Marina Segment Finds Its Voice

Three top boating associations are answering the call for boating brotherhood with recent actions that could result in fewer trade shows and better focus
The Marina Operators Association of America (MOAA), International Marina Institute (IMI) and American Boat Builders & Repairers Association (ABBRA) got together to organize the National Marina and Boatyard Conference and Exposition at the Radisson Bahia Mar Beach Resort, October 27-30, immediately before the Fort Lauderdale International Boat Show.
As with every first-time event, organizers walked away with suggestions for improvements.

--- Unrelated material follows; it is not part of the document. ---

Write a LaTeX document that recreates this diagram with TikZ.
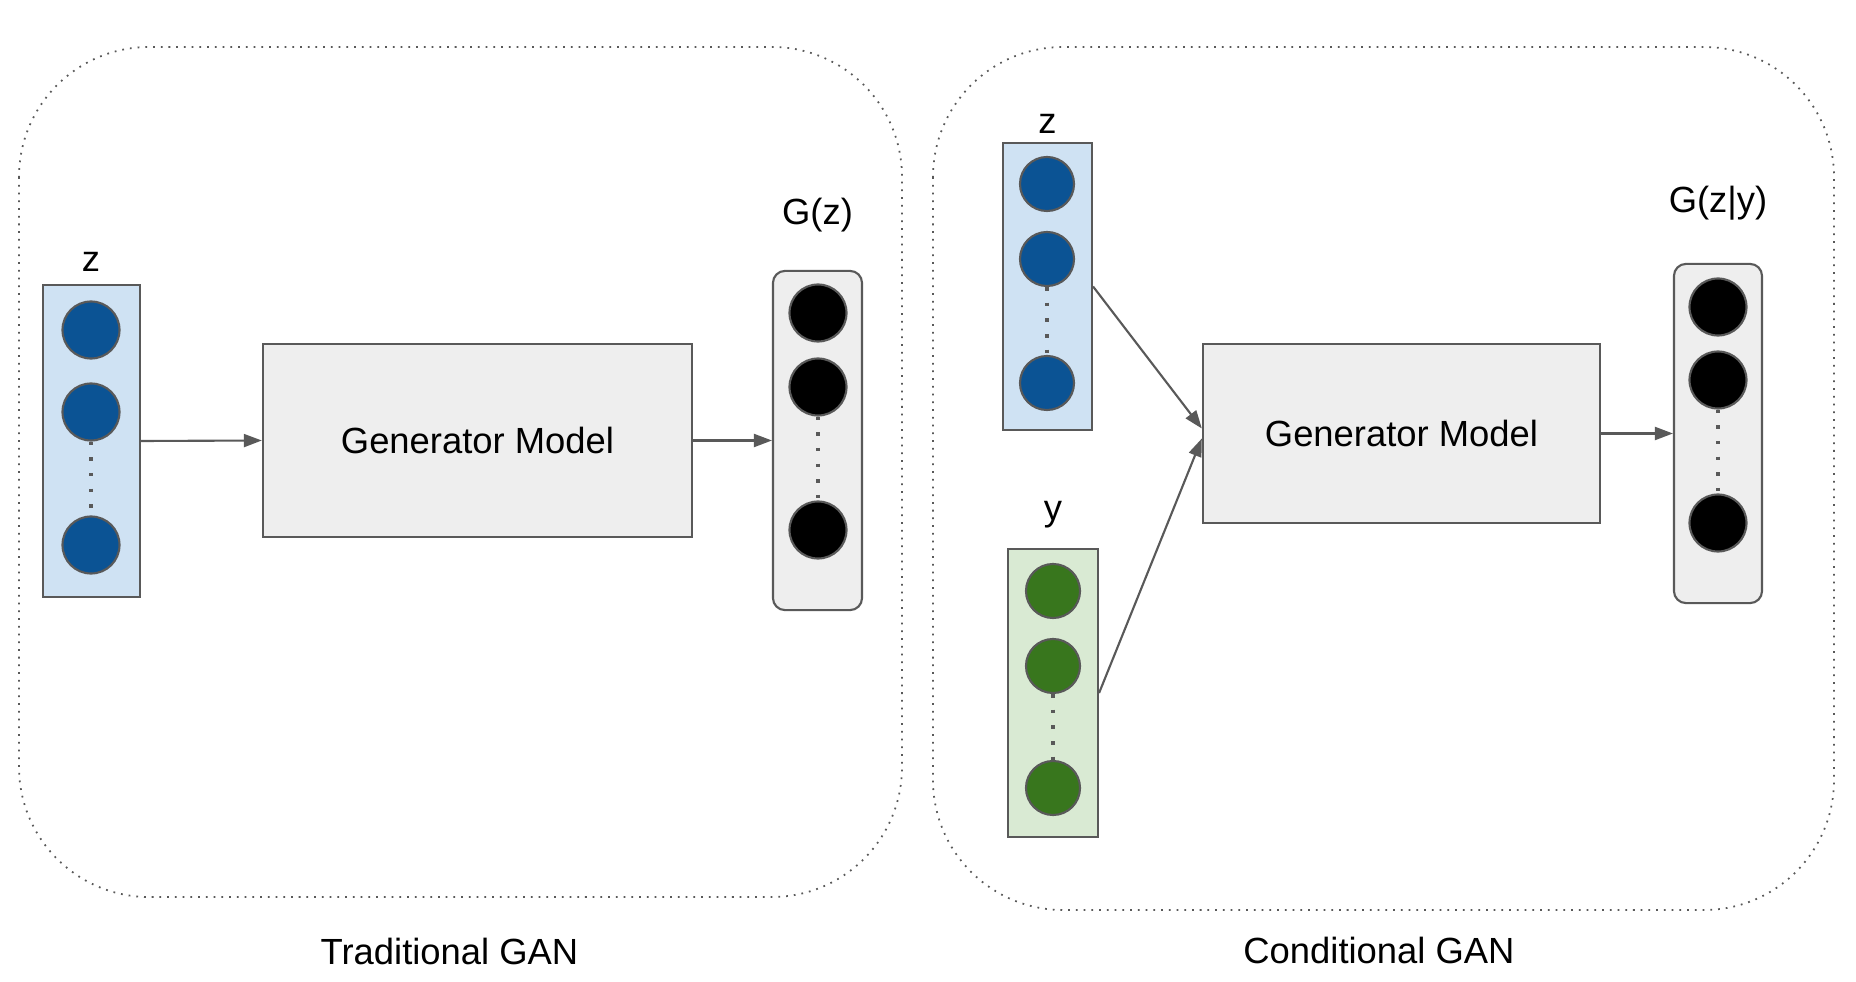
\documentclass[tikz,border=0pt]{standalone}
\usepackage{fontspec}
\setmainfont{Liberation Sans}
\usetikzlibrary{arrows.meta, positioning}
\definecolor{edge}{HTML}{595959}
\definecolor{zback}{HTML}{CFE2F3}
\definecolor{zdot}{HTML}{0B5394}
\definecolor{yback}{HTML}{D9EAD3}
\definecolor{ydot}{HTML}{38761D}
\definecolor{genback}{HTML}{EEEEEE}
\tikzset{>={Triangle[length=0.18cm, width=0.13cm]}, node distance = 1cm}

\begin{document}
\begin{tikzpicture}[x=0.01cm, y=-0.01cm,
frame/.style={draw=edge, line width=0.5pt, dash pattern=on 0.5pt off 1.7pt, rounded corners=1.3cm},
vec/.style={rectangle, draw=edge, line width=0.6pt, inner sep=0pt},
outvec/.style={vec, fill=genback, rounded corners=0.12cm, minimum width=0.89cm, minimum height=3.39cm},
unit/.style={circle, draw=edge, line width=0.6pt, minimum size=0.57cm, inner sep=0pt},
gen/.style={rectangle, draw=edge, line width=0.6pt, fill=genback, font=\fontsize{10.35}{12}\selectfont},
lbl/.style={anchor=base, inner sep=0pt, font=\fontsize{10.35}{12}\selectfont},
dots/.style={draw=edge, line width=1pt, dash pattern=on 1pt off 3.45pt},
link/.style={->, draw=edge, line width=0.6pt}]
    \useasboundingbox[fill=white] (0,0) rectangle (1856,982);

    \draw[frame] (19,47) rectangle (902,897);
    \draw[frame] (933,47) rectangle (1834,910);

    % traditional
    \node[vec, fill=zback, minimum width=0.97cm, minimum height=3.12cm] (tz) at (91.5,441) {};
    \node[unit, fill=zdot] (tz1) at (91,330) {};
    \node[unit, fill=zdot] (tz2) at (91,412) {};
    \node[unit, fill=zdot] (tz3) at (91,545) {};
    \node[lbl] (tzl) at (91,272) {z};

    \node[gen, minimum width=4.29cm, minimum height=1.93cm] (tgen) at (477.5,440.5) {Generator Model};

    \node[outvec] (tout) at (817.5,440.5) {};
    \node[unit, fill=black] (tout1) at (818,313) {};
    \node[unit, fill=black] (tout2) at (818,387) {};
    \node[unit, fill=black] (tout3) at (818,530) {};
    \node[lbl] (toutl) at (817.5,225) {G(z)};

    \draw[dots] (tz2) -- (tz3);
    \draw[dots] (tout2) -- (tout3);
    \draw[link] (tz.east) -- (tgen.west);
    \draw[link] (tgen.east) -- (tout.west);

    \node[lbl] (tcap) at (449.5,964) {Traditional GAN};

    % conditional
    \node[vec, fill=zback, minimum width=0.89cm, minimum height=2.87cm] (cz) at (1047.5,286.5) {};
    \node[unit, fill=zdot, minimum size=0.54cm] (cz1) at (1047,184) {};
    \node[unit, fill=zdot, minimum size=0.54cm] (cz2) at (1047,259) {};
    \node[unit, fill=zdot, minimum size=0.54cm] (cz3) at (1047,383) {};
    \node[lbl] (czl) at (1047.5,134) {z};

    \node[vec, fill=yback, minimum width=0.9cm, minimum height=2.88cm] (cy) at (1053,693) {};
    \node[unit, fill=ydot, minimum size=0.54cm] (cy1) at (1053,591) {};
    \node[unit, fill=ydot, minimum size=0.54cm] (cy2) at (1053,666) {};
    \node[unit, fill=ydot, minimum size=0.54cm] (cy3) at (1053,788) {};
    \node[lbl] (cyl) at (1053,521) {y};

    \node[gen, minimum width=3.97cm, minimum height=1.79cm] (cgen) at (1401.5,433.5) {Generator Model};

    \node[outvec, minimum width=0.88cm] (cout) at (1718,433.5) {};
    \node[unit, fill=black] (cout1) at (1718,307) {};
    \node[unit, fill=black] (cout2) at (1718,380) {};
    \node[unit, fill=black] (cout3) at (1718,523) {};
    \node[lbl] (coutl) at (1718,213) {G(z|y)};

    \draw[dots] (cz2) -- (cz3);
    \draw[dots] (cy2) -- (cy3);
    \draw[dots] (cout2) -- (cout3);
    \draw[link] (cz.east) -- ([yshift=0.05cm]cgen.west);
    \draw[link] (cy.east) -- ([yshift=-0.05cm]cgen.west);
    \draw[link] (cgen.east) -- (cout.west);

    \node[lbl] (ccap) at (1379,963) {Conditional GAN};
\end{tikzpicture}
\end{document}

However, the event as a whole was deemed a success by organizers and attendees alike.
It wasn’t simply the event that was successful — the three groups found their working relationship to be so strong that during the conference, they pledged to seek out future collaboration.
Marina sector growing up?
This collaboration is a sign that the marina sector of the industry is “growing up,” said one attendee.
At the very least, the marina and boatyard sector of the industry has come together under leadership that understands and values the strength in a single voice.
As a result, marinas and boatyards are more likely to be included in the discussion and decision-making process that drives the industry, suggested organizers Jim Frye, MOAA executive director; Tim Timpson, IMI president; and Mark Amaral, ABBRA managing director.
This inclusion becomes increasingly important as threats to boating access continue to mount because marinas and boatyards are the access providers for boaters, the leaders pointed out.
Industry acknowledges power of collaboration
The industry already seems to have recognized the power of this combined voice, as well as the event itself. The organizers said they have been asked by both “the manufacturers’ group and the dealers’ group” to collaborate with their fall events. However, they emphasized the need to “preserve the chemistry that we have created in this cooperative effort.”
The three leaders said that while the invitations were of interest to them, they will move cautiously to add other groups to the mix.
They did admit, however, that their success may serve as a model for other trade groups to “work cooperatively, pooling expertise and limited resources to best serve their memberships and the industry.”